Saturday, September 18, 2010

Earthquake

By the time the United States goes to sleep tonight, polls will be opening in Afghanistan. However, all the security and other complications already noted, the fact that an earthquake hit Badakhshan Province in the northeast certainly can't help matters any.

Thursday, September 16, 2010

On Afghanistan, in Cambridge

The Kennedy School has a way of taking up as much time as you'll allow it to - the return to classes has proven no exception to that rule. I haven't forgotten the summer, however, and I still have posts drafted on Mazar-i Sharif, my final days in Kabul, and on the bigger lessons learned. For the moment, however, the student newspaper wanted to present a point-counterpoint on the U.S. mission in Afghanistan in its first issue. The resulting op-ed is now on the Citizen website.

Sunday, September 5, 2010

The Kite Sellers

To her credit, Natalie found the kite shop first.
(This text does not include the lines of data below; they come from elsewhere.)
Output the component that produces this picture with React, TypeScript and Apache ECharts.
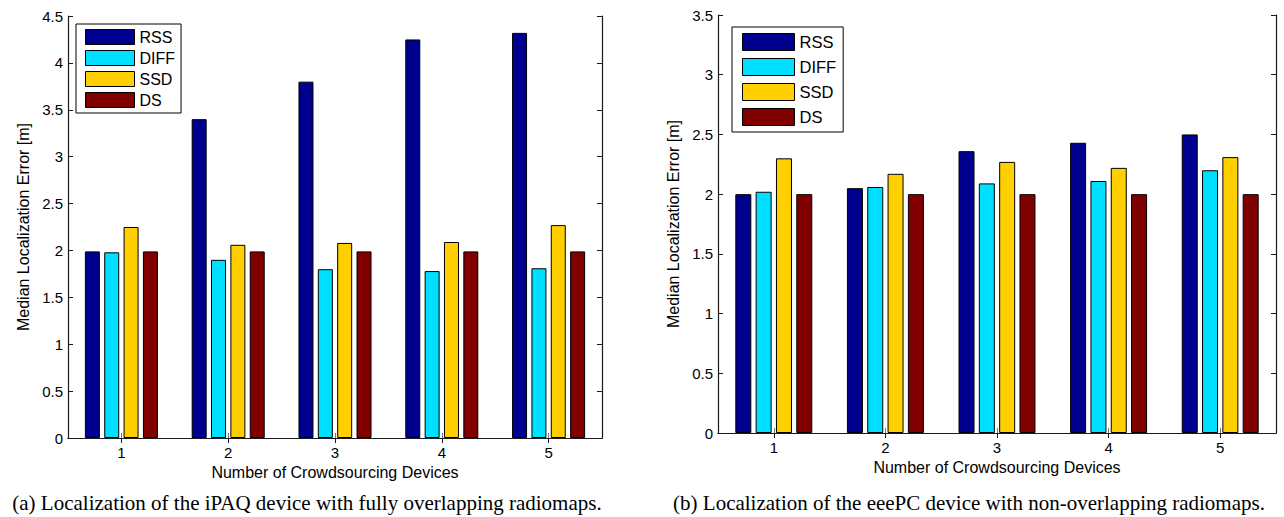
import React, { useEffect, useRef } from "react";
import * as echarts from "echarts";

const categories = ["1", "2", "3", "4", "5"];
const methodNames = ["RSS", "DIFF", "SSD", "DS"];
const methodColors = ["#00008F", "#00DFFF", "#FFCF00", "#800000"];

// (a) iPAQ device, fully overlapping radiomaps
const ipaqRSS = [1.99, 3.4, 3.8, 4.25, 4.32];
const ipaqDIFF = [1.98, 1.9, 1.8, 1.78, 1.81];
const ipaqSSD = [2.25, 2.06, 2.08, 2.09, 2.27];
const ipaqDS = [1.99, 1.99, 1.99, 1.99, 1.99];

// (b) eeePC device, non-overlapping radiomaps
const eeepcRSS = [2.0, 2.05, 2.36, 2.43, 2.5];
const eeepcDIFF = [2.02, 2.06, 2.09, 2.11, 2.2];
const eeepcSSD = [2.3, 2.17, 2.27, 2.22, 2.31];
const eeepcDS = [2.0, 2.0, 2.0, 2.0, 2.0];

const leftYMax = 4.5;
const rightYMax = 3.5;
const yStep = 0.5;

const xTitle = "Number of Crowdsourcing Devices";
const yTitle = "Median Localization Error [m]";
const captionA = "(a) Localization of the iPAQ device with fully overlapping radiomaps.";
const captionB = "(b) Localization of the eeePC device with non-overlapping radiomaps.";

const FONT = "'Liberation Sans', Arial, Helvetica, sans-serif";
const SERIF = "'Liberation Serif', 'Times New Roman', Times, serif";
const AX = "#1a1a1a";

export default function App() {
  const ref = useRef<HTMLDivElement>(null);

  useEffect(() => {
    if (!ref.current) return;
    const chart = echarts.init(ref.current, undefined, { renderer: "svg" });

    const grids = [
      { left: 68, top: 16, width: 534, height: 422 },
      { left: 718, top: 15, width: 558, height: 418 },
    ];

    const bottomX = (gridIndex: number) => ({
      type: "category",
      gridIndex,
      data: categories,
      position: "bottom",
      boundaryGap: true,
      axisLine: { show: true, lineStyle: { color: AX, width: 1.2 } },
      axisTick: { show: true, inside: true, alignWithLabel: true, length: 5, lineStyle: { color: "#777" } },
      axisLabel: { show: true, color: "#000", fontSize: 15, fontFamily: FONT, margin: 7 },
      splitLine: { show: false },
      name: xTitle,
      nameLocation: "middle",
      nameGap: gridIndex === 0 ? 25 : 26,
      nameTextStyle: { color: "#000", fontSize: 16, fontFamily: FONT },
    });
    const topX = (gridIndex: number) => ({
      type: "category",
      gridIndex,
      data: categories,
      position: "top",
      boundaryGap: true,
      axisLine: { show: true, lineStyle: { color: AX, width: 1.2 } },
      axisTick: { show: true, inside: true, alignWithLabel: true, length: 5, lineStyle: { color: AX } },
      axisLabel: { show: false },
      splitLine: { show: false },
    });
    const leftY = (gridIndex: number, max: number) => ({
      type: "value",
      gridIndex,
      min: 0,
      max,
      interval: yStep,
      position: "left",
      axisLine: { show: true, lineStyle: { color: AX, width: 1.2 } },
      axisTick: { show: true, inside: true, length: 5, lineStyle: { color: AX } },
      axisLabel: { show: true, color: "#000", fontSize: 15, fontFamily: FONT, margin: 5 },
      splitLine: { show: false },
      name: yTitle,
      nameLocation: "middle",
      nameGap: 37,
      nameTextStyle: { color: "#000", fontSize: 16, fontFamily: FONT },
    });
    const rightY = (gridIndex: number, max: number) => ({
      type: "value",
      gridIndex,
      min: 0,
      max,
      interval: yStep,
      position: "right",
      axisLine: { show: true, lineStyle: { color: AX, width: 1.2 } },
      axisTick: { show: true, inside: true, length: 5, lineStyle: { color: AX } },
      axisLabel: { show: false },
      splitLine: { show: false },
    });

    const leftData = [ipaqRSS, ipaqDIFF, ipaqSSD, ipaqDS];
    const rightData = [eeepcRSS, eeepcDIFF, eeepcSSD, eeepcDS];

    const makeSeries = (data: number[][], xAxisIndex: number, yAxisIndex: number, barWidth: number, barGap: string) =>
      data.map((values, i) => ({
        type: "bar",
        name: methodNames[i],
        xAxisIndex,
        yAxisIndex,
        data: values,
        barWidth,
        barGap,
        itemStyle: { color: methodColors[i], borderColor: "#000", borderWidth: 1 },
        emphasis: { disabled: true },
      }));

    const legendBase = {
      orient: "vertical",
      data: methodNames,
      icon: "rect",
      borderColor: "#000",
      borderWidth: 1,
      backgroundColor: "#fff",
      itemStyle: { borderColor: "#000", borderWidth: 1 },
      selectedMode: false,
    };

    chart.setOption({
      animation: false,
      backgroundColor: "#fff",
      textStyle: { fontFamily: FONT },
      grid: grids,
      xAxis: [bottomX(0), topX(0), bottomX(1), topX(1)],
      yAxis: [leftY(0, leftYMax), rightY(0, leftYMax), leftY(1, rightYMax), rightY(1, rightYMax)],
      legend: [
        {
          ...legendBase,
          left: 76,
          top: 24,
          itemWidth: 49,
          itemHeight: 15,
          itemGap: 5,
          padding: [5, 6, 5, 9],
          textStyle: { color: "#000", fontSize: 16, fontFamily: FONT },
        },
        {
          ...legendBase,
          left: 732,
          top: 27,
          itemWidth: 52,
          itemHeight: 17,
          itemGap: 7,
          padding: [6, 7, 6, 10],
          textStyle: { color: "#000", fontSize: 16.5, fontFamily: FONT },
        },
      ],
      series: [
        ...makeSeries(leftData, 0, 0, 15, "29%"),
        ...makeSeries(rightData, 2, 2, 16, "27%"),
      ],
      graphic: [
        {
          type: "text",
          x: 307,
          y: 503,
          style: {
            text: captionA,
            fill: "#000",
            font: `21px ${SERIF}`,
            textAlign: "center",
            textVerticalAlign: "middle",
          },
        },
        {
          type: "text",
          x: 969,
          y: 503,
          style: {
            text: captionB,
            fill: "#000",
            font: `21px ${SERIF}`,
            textAlign: "center",
            textVerticalAlign: "middle",
          },
        },
      ],
    });

    return () => chart.dispose();
  }, []);

  return (
    <div
      ref={ref}
      style={{ position: "absolute", left: 0, top: 0, width: 1284, height: 517, background: "#fff" }}
    />
  );
}
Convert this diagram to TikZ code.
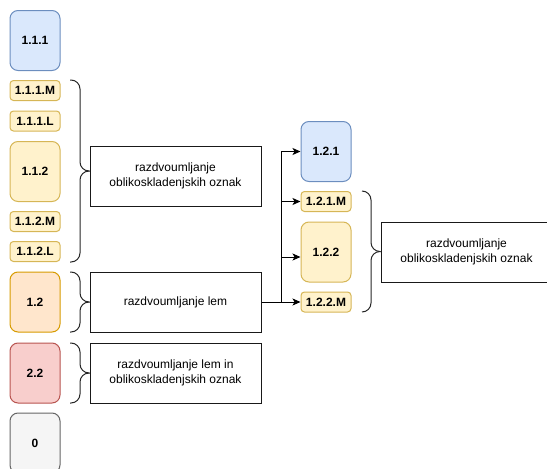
\documentclass[tikz,border=0pt]{standalone}
\usepackage{fontspec}
\setmainfont{Liberation Sans}
\usetikzlibrary{arrows.meta}
\definecolor{bluefill}{HTML}{DAE8FC}\definecolor{bluedraw}{HTML}{6C8EBF}
\definecolor{yelfill}{HTML}{FFF2CC}\definecolor{yeldraw}{HTML}{D6B656}
\definecolor{orafill}{HTML}{FFE6CC}\definecolor{oradraw}{HTML}{D79B00}
\definecolor{redfill}{HTML}{F8CECC}\definecolor{reddraw}{HTML}{B85450}
\definecolor{grayfill}{HTML}{F5F5F5}\definecolor{graydraw}{HTML}{666666}
\tikzset{
  lbl/.style={rounded corners=8pt, minimum width=50pt, minimum height=60pt, inner sep=0pt,
    font=\fontsize{12}{14}\selectfont\bfseries, line width=1pt},
  smalllbl/.style={lbl, rounded corners=3.5pt, minimum height=20pt},
  bluebox/.style={fill=bluefill, draw=bluedraw},
  yelbox/.style={fill=yelfill, draw=yeldraw},
  orabox/.style={fill=orafill, draw=oradraw},
  redbox/.style={fill=redfill, draw=reddraw},
  graybox/.style={fill=grayfill, draw=graydraw},
  txt/.style={draw=black!90, line width=1pt, minimum width=171pt, minimum height=60pt,
    align=center, inner sep=0pt, font=\fontsize{12}{15}\selectfont},
  brace/.style={draw=black!85, line width=1pt, rounded corners=9pt},
  arr/.style={draw=black, line width=1pt, -{Stealth[length=8pt,width=7pt,inset=2pt]}}
}
\begin{document}
\begin{tikzpicture}[x=1pt,y=-1pt]
\useasboundingbox (0,0) rectangle (547,469);
\clip (0,0) rectangle (547,469);
% left column
\node[lbl,bluebox] (n111) at (35,40.5) {1.1.1};
\node[smalllbl,yelbox] (n111M) at (35,90.5) {1.1.1.M};
\node[smalllbl,yelbox] (n111L) at (35,121) {1.1.1.L};
\node[lbl,yelbox] (n112) at (35,171.5) {1.1.2};
\node[smalllbl,yelbox] (n112M) at (35,221.5) {1.1.2.M};
\node[smalllbl,yelbox] (n112L) at (35,251.5) {1.1.2.L};
\node[lbl,orabox] (n12) at (35,302) {1.2};
\node[lbl,redbox] (n22) at (35,373) {2.2};
\node[lbl,graybox] (n0) at (35,443) {0};
% text boxes
\node[txt] (oblik1) at (175.5,176) {razdvoumljanje\\oblikoskladenjskih oznak};
\node[txt] (lem) at (175.5,302) {razdvoumljanje lem};
\node[txt] (lemin) at (175.5,373) {razdvoumljanje lem in\\oblikoskladenjskih oznak};
% braces
\draw[brace] (70,80) -- (80,80) -- (80,171) -- (89.5,171);
\draw[brace] (70,262) -- (80,262) -- (80,171) -- (89.5,171);
\draw[brace] (70,272) -- (80,272) -- (80,302) -- (89.5,302);
\draw[brace] (70,332) -- (80,332) -- (80,302) -- (89.5,302);
\draw[brace] (70,343) -- (80,343) -- (80,373) -- (89.5,373);
\draw[brace] (70,403) -- (80,403) -- (80,373) -- (89.5,373);
% right column
\node[lbl,bluebox] (n121) at (326,151.5) {1.2.1};
\node[smalllbl,yelbox] (n121M) at (326,201.5) {1.2.1.M};
\node[lbl,yelbox] (n122) at (326,252) {1.2.2};
\node[smalllbl,yelbox] (n122M) at (326,302) {1.2.2.M};
\node[txt, minimum width=170pt] (oblik2) at (466.5,252) {razdvoumljanje\\oblikoskladenjskih oznak};
\draw[brace] (362,191) -- (371,191) -- (371,251.5) -- (380.5,251.5);
\draw[brace] (362,312) -- (371,312) -- (371,251.5) -- (380.5,251.5);
% connectors
\coordinate (sp) at (281,302);
\draw[arr] (lem.east) -- (sp) |- (n121.west);
\draw[arr] (lem.east) -- (sp) |- (n121M.west);
\draw[arr] (lem.east) -- (sp) |- ([yshift=-5pt]n122.west);
\draw[arr] (lem.east) -- (n122M.west);
\end{tikzpicture}
\end{document}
Over dinner one evening, she told the group about Phalawan Kareem's shop in the old city and described the kites, from incredibly simple sheets of plastic molded into flying shape by a pair of crossed sticks to the elaborate tissue-paper affairs he had supplied as props in The Kite Runner. I took a copy of his business card and made plans with my roommate Solmaz to visit a few days later.


The "Kite Runner shop" sits among a city block of kite-sellers in the neighborhood of Jadeh Maiwand, the city center for flying paper toys, as they are called in Dari. As Solmaz and I said our "salaams," I noticed the framed photographs and newspaper articles perched above the spools of string and stacks of delicate finished kites both small and large. The edges of the open storefront and the low ceiling displayed oversized, elaborately-decorated but eminently airworthy models each marked with a scorpion logo - the mark of Noor Agha. Profiled in Time and written about by Reuters, Noor Agha designs and makes the most beautiful - and the most responsive - fighting kites in Afghanistan today.


Though these flying canvasses decorate the shop, its primary sales are in small children's models made of simpler tissue-paper patterns and even plastic models. They hang along the awning alongside wooden spools decorated with CDs and Bollywood stars.


I selected a mix of medium flying kites and larger Noor Agha designs while Phalawan Kareem told stories of his friends in NATO, his clients the movie producers, and the difficult Taliban years, when no kites could be flown. After helping load my delicate stack of purchases into a garbage bag, he threw in ten of the small paper kites as a gift, demonstrating how to tie the kite-string to the body for maximum flying control. Solmaz and I offered our thanks and returned home to test our new toys.